Research Paper Volume 10, Issue 4 pp 532—548
A net-shaped multicellular formation facilitates the maturation of hPSC-derived cardiomyocytes through mechanical and electrophysiological stimuli
- 1 Beijing Laboratory for Cardiovascular Precision Medicine, The Key Laboratory of Remodeling-Related Cardiovascular Disease, Ministry of Education, Beijing Collaborative Innovation Center for Cardiovascular Disorders, Anzhen Hospital, Capital Medical University, Beijing 100029, China
- 2 Beijing Institute of Heart, Lung and Blood Vessel Diseases, Beijing 100029, China
- 3 Department of Biomedical Engineering, School of Medicine, Tsinghua University, Beijing 100084, China
- 4 Center for Biomedical Imaging Research, Tsinghua University, Beijing 100084, China
Received: February 4, 2020 Accepted: April 9, 2018 Published: April 14, 2018
https://doi.org/10.18632/aging.101411How to Cite
Abstract
The use of human-induced pluripotent stem cell-derived cardiomyocytes (hiPSC-CMs) is limited in drug discovery and cardiac disease mechanism studies due to cell immaturity.

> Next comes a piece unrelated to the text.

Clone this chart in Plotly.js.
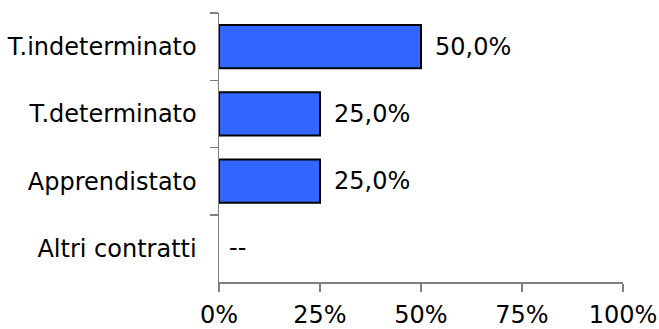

Although many approaches have been reported to improve the maturation of hiPSC-CMs, the elucidation of the process of maturation is crucial. We applied a small-molecule-based differentiation method to generate cardiomyocytes (CMs) with multiple aggregation forms. The motion analysis revealed significant physical differences in the differently shaped CMs, and the net-shaped CMs had larger motion amplitudes and faster velocities than the sheet-shaped CMs. The net-shaped CMs displayed accelerated maturation at the transcriptional level and were more similar to CMs with a prolonged culture time (30 days) than to sheet-d15. Ion channel genes and gap junction proteins were up-regulated in net-shaped CMs, indicating that robust contraction was coupled with enhanced ion channel and connexin expression. The net-shaped CMs also displayed improved myofibril ultrastructure under transmission electron microscopy. In conclusion, different multicellular hPSC-CM structures, such as the net-shaped pattern, are formed using the conditioned induction method, providing a useful tool to improve cardiac maturation.
Abbreviations
CM: cardiomyocyte; hiPSC: human induced-pluripotent stem cell; HCM: hypertrophic cardiomyopathy; DCM: dilated cardiomyopathy; LQT: long QT syndrome; cTnI: cardiac troponin I; cTnT: cardiac troponin T; CX43: connexin-43; DAPI: 4,6-diamidino-2-phenylindole; qRT-PCR: quantitative real-time polymerase chain reaction; MHMA: maximum horizontal motion amplitude; MLMA: maximum longitudinal motion amplitude; MV: maximum velocity; MHV: maximum horizontal velocity; MLV: maximum longitudinal velocity; LRRC39: leucine-rich repeat-containing protein 39; SEARCA2: sarco/endoplasmic reticulum Ca2+ ATPase RYR2: ryanodine receptor 2; ECM: extracellular matrix; EDTA: ethylenediaminetetraacetic acid; GFP: green fluorescent protein; BSA: bovine serum albumin; PBS: phosphate-buffered saline.